Sudoku and Crossword puzzles – why media planning is more than a math problem

Sudoku is an exercise in trial and error and like all such exercises is vulnerable to a computing solution. Simply write a program that allows for all the variables and constraints and let it run. Simple, so simple in fact that people can do it in their heads. 

A crossword puzzle is more complicated, so complicated in fact that people can do it their heads. The difference is that any computing solution to a crossword is limited by the fact that the grid has to be filled with words that fit AND that answer the clues. Inherent in this is that filling the grid is not enough.

Search is Sudoku. View, click, action – it’s a math problem. Display media online, and in print and  on television is a different matter, a crossword puzzle if you like. As soon as the goal is anything other than inducing a purchase in 30 days or less it may still be possible to fill the grid but much harder to interpret all the clues that identify which components contributed to the desired action and when.
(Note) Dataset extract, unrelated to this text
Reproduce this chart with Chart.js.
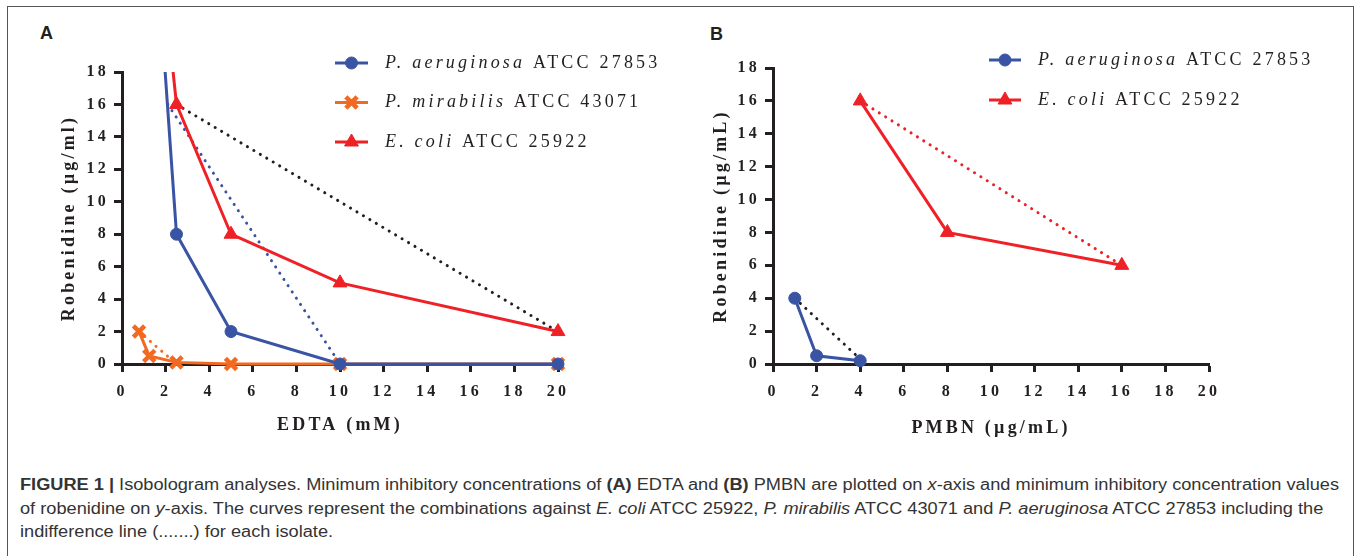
<!DOCTYPE html>
<html>
<head>
<meta charset="utf-8">
<title>Isobologram</title>
<script src="https://cdn.jsdelivr.net/npm/chart.js@4.4.1/dist/chart.umd.min.js"></script>
<style>
  body { margin: 0; background: #fff; width: 1357px; height: 556px; overflow: hidden; position: relative; }
  #frame { position: absolute; left: 7px; top: 6px; width: 1345px; height: 600px; border: 1px solid #555; }
  .panel { position: absolute; font: bold 18px "Liberation Sans", Arial, sans-serif; color: #231f20; }
  .chartBox { position: absolute; top: 0; }
  #caption { position: absolute; left: 20px; top: 473px; font-family: "Liberation Sans", Arial, sans-serif;
             font-size: 16px; color: #333; line-height: 23.5px; white-space: nowrap; transform-origin: 0 0; }
</style>
</head>
<body>
<div id="frame"></div>
<div class="panel" style="left:40px;top:23px">A</div>
<div class="panel" style="left:710px;top:24px">B</div>
<div class="chartBox" style="left:0;width:700px;height:460px"><canvas id="edtaChart"></canvas></div>
<div class="chartBox" style="left:680px;width:677px;height:460px"><canvas id="pmbnChart"></canvas></div>
<div id="caption">
  <div><b>FIGURE 1 |</b> Isobologram analyses. Minimum inhibitory concentrations of <b>(A)</b> EDTA and <b>(B)</b> PMBN are plotted on <i>x</i>-axis and minimum inhibitory concentration values</div>
  <div>of robenidine on <i>y</i>-axis. The curves represent the combinations against <i>E. coli</i> ATCC 25922, <i>P. mirabilis</i> ATCC 43071 and <i>P. aeruginosa</i> ATCC 27853 including the</div>
  <div>indifference line (.......) for each isolate.</div>
</div>
<script>
// isolates
var species = ["P. aeruginosa", "P. mirabilis", "E. coli"];
var strains = ["ATCC 27853", "ATCC 43071", "ATCC 25922"];

// A: EDTA (mM) vs robenidine (ug/ml)
var edtaPaerX = [1.25, 2.5, 5, 10, 20];
var edtaPaerY = [32, 8, 2, 0, 0];
var edtaPmirX = [0.78, 1.25, 2.5, 5, 10, 20];
var edtaPmirY = [2, 0.5, 0.1, 0, 0, 0];
var edtaEcolX = [1.25, 2.5, 5, 10, 20];
var edtaEcolY = [32, 16, 8, 5, 2];
// A: indifference lines
var edtaPaerIndX = [2.1, 10];
var edtaPaerIndY = [16, 0];
var edtaPmirIndX = [0.78, 2.5];
var edtaPmirIndY = [2, 0];
var edtaEcolIndX = [2.5, 20];
var edtaEcolIndY = [16, 2];

// B: PMBN (ug/mL) vs robenidine (ug/mL)
var pmbnPaerX = [1, 2, 4];
var pmbnPaerY = [4, 0.5, 0.2];
var pmbnEcolX = [4, 8, 16];
var pmbnEcolY = [16, 8, 6];
// B: indifference lines
var pmbnPaerIndX = [1, 4];
var pmbnPaerIndY = [4, 0.3];
var pmbnEcolIndX = [4, 16];
var pmbnEcolIndY = [16, 6];

var xTickVals = [0, 2, 4, 6, 8, 10, 12, 14, 16, 18, 20];
var yTickVals = [0, 2, 4, 6, 8, 10, 12, 14, 16, 18];

var blue = "#3a54a4", orange = "#f26a21", red = "#ee2127", ink = "#231f20";
var serif = "'Liberation Serif', 'Times New Roman', serif";

function pts(xs, ys) {
  return xs.map(function (x, i) { return { x: x, y: ys[i] }; });
}

function solid(xs, ys, color, style, r) {
  return {
    data: pts(xs, ys),
    showLine: true,
    borderColor: color,
    borderWidth: 3,
    pointStyle: style,
    pointRadius: r,
    pointHoverRadius: r,
    pointBackgroundColor: color,
    pointBorderColor: color,
    pointBorderWidth: style === "crossRot" ? 4.5 : 1,
    clip: { left: false, top: 0, right: false, bottom: false }
  };
}

function dotted(xs, ys, color) {
  return {
    data: pts(xs, ys),
    showLine: true,
    borderColor: color,
    borderWidth: 3,
    borderDash: [0.1, 7.4],
    borderCapStyle: "round",
    pointRadius: 0,
    clip: false
  };
}

function axis(title, vals, max, fitSize, titlePad, isX) {
  return {
    type: "linear",
    min: 0,
    max: max,
    afterBuildTicks: function (s) { s.ticks = vals.map(function (v) { return { value: v }; }); },
    afterFit: function (s) { if (isX) s.height = fitSize; else s.width = fitSize; },
    border: { display: true, width: 3, color: ink },
    grid: { display: true, drawOnChartArea: false, drawTicks: true, tickLength: 8, tickWidth: 3, tickColor: ink },
    ticks: { color: ink, padding: isX ? 10 : 5, font: { family: serif, size: 16, weight: "bold" }, maxRotation: 0 },
    title: {
      display: true, text: title, color: ink,
      font: { family: serif, size: 18, weight: "bold" },
      padding: isX ? { bottom: titlePad } : { top: titlePad }
    }
  };
}

// spaced lettering for all canvas text
var spacing = {
  id: "spacing",
  beforeDraw: function (chart) { chart.ctx.letterSpacing = "3.2px"; }
};

// key drawn inside the frame, one row per isolate
var key = {
  id: "key",
  afterDraw: function (chart, args, o) {
    var ctx = chart.ctx;
    o.rows.forEach(function (row, i) {
      var ds = chart.data.datasets[row.ds];
      var y = o.y + i * o.gap;
      var mid = o.x + o.len / 2;
      ctx.save();
      ctx.letterSpacing = "0px";
      ctx.strokeStyle = ds.borderColor;
      ctx.lineWidth = ds.borderWidth;
      ctx.beginPath();
      ctx.moveTo(o.x, y);
      ctx.lineTo(o.x + o.len, y);
      ctx.stroke();
      ctx.fillStyle = ds.pointBackgroundColor;
      ctx.lineWidth = ds.pointBorderWidth;
      Chart.helpers.drawPoint(ctx, { pointStyle: ds.pointStyle, radius: ds.pointRadius,
        borderWidth: ds.pointBorderWidth, rotation: 0 }, mid, y);
      ctx.letterSpacing = "3.2px";
      ctx.fillStyle = ink;
      ctx.textBaseline = "middle";
      ctx.textAlign = "left";
      var tx = o.x + o.text;
      ctx.font = "italic 18px " + serif;
      ctx.fillText(species[row.sp], tx, y);
      tx += ctx.measureText(species[row.sp] + " ").width;
      ctx.font = "18px " + serif;
      ctx.fillText(strains[row.sp], tx, y);
      ctx.restore();
    });
  }
};

new Chart(document.getElementById("edtaChart"), {
  type: "scatter",
  data: {
    datasets: [
      solid(edtaEcolX, edtaEcolY, red, "triangle", 8),
      solid(edtaPaerX, edtaPaerY, blue, "circle", 6),
      solid(edtaPmirX, edtaPmirY, orange, "crossRot", 8),
      dotted(edtaEcolIndX, edtaEcolIndY, ink),
      dotted(edtaPaerIndX, edtaPaerIndY, blue),
      dotted(edtaPmirIndX, edtaPmirIndY, orange)
    ]
  },
  options: {
    responsive: true,
    maintainAspectRatio: false,
    animation: false,
    layout: { padding: { left: 0, top: 72, right: 142, bottom: 0 } },
    scales: {
      x: axis("EDTA (mM)", xTickVals, 20, 96, 24, true),
      y: axis("Robenidine (\u00b5g/ml)", yTickVals, 18, 122, 59, false)
    },
    plugins: {
      legend: { display: false },
      tooltip: { enabled: false },
      key: { x: 335, y: 63, gap: 39.5, len: 33, text: 50, rows: [{ ds: 1, sp: 0 }, { ds: 2, sp: 1 }, { ds: 0, sp: 2 }] }
    }
  },
  plugins: [spacing, key]
});

new Chart(document.getElementById("pmbnChart"), {
  type: "scatter",
  data: {
    datasets: [
      solid(pmbnEcolX, pmbnEcolY, red, "triangle", 8),
      solid(pmbnPaerX, pmbnPaerY, blue, "circle", 6),
      dotted(pmbnEcolIndX, pmbnEcolIndY, red),
      dotted(pmbnPaerIndX, pmbnPaerIndY, ink)
    ]
  },
  options: {
    responsive: true,
    maintainAspectRatio: false,
    animation: false,
    layout: { padding: { left: 0, top: 68, right: 148, bottom: 0 } },
    scales: {
      x: axis("PMBN (\u00b5g/mL)", xTickVals, 20, 96, 21, true),
      y: axis("Robenidine (\u00b5g/mL)", yTickVals, 18, 93, 31, false)
    },
    plugins: {
      legend: { display: false },
      tooltip: { enabled: false },
      key: { x: 309, y: 60, gap: 40, len: 32, text: 49, rows: [{ ds: 1, sp: 0 }, { ds: 0, sp: 2 }] }
    }
  },
  plugins: [spacing, key]
});

// stretch the caption so its first line runs to the right margin
var cap = document.getElementById("caption");
var firstLine = cap.children[0].getBoundingClientRect().width;
cap.style.transform = "scaleX(" + (1319 / firstLine) + ")";
</script>
</body>
</html>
Is it possible that this has been the gating factor to Google NOT dominating the media landscape as they have dominated search? Could be. 

3 Comments

Filed under The world we work in

3 responses to “Sudoku and Crossword puzzles – why media planning is more than a math problem

  1. Of course you’re correct in that implanting a brand/purchase preference that will last more than a millisecond is much harder than popping up some possibly relevant result to a search. I’ve always believed that what advertising does best, vs. promotion and point of purchase, is to infiltrate a person’s thought processes so to establish an ongoing inclination toward a brand or product, brand equity, exactly what a simple search result cannot and will not ever accomplish.

  2. robnorman

    Thanks Gene. On the mark as ever.

  3. I know your topic is actually about media planning!

    However, making false statements in the prelude to your article and at the conclusion of your article tends to throw the whole article in a state of confusion as to it’s accuracy when your starting and ending statements are not accurate at all!

    Sudoku is a LOGIC problem, doesn’t require any math. Numbers just make it easier to work than using pictures or letters is all.

    You can solve anything through trial and error, but that does not mean that is HOW you are supposed to do something the right way.

    Search is not as easy as it sounds!
    Googles been at it for years and although one of the best, is still quite lacking in it’s primary abilities.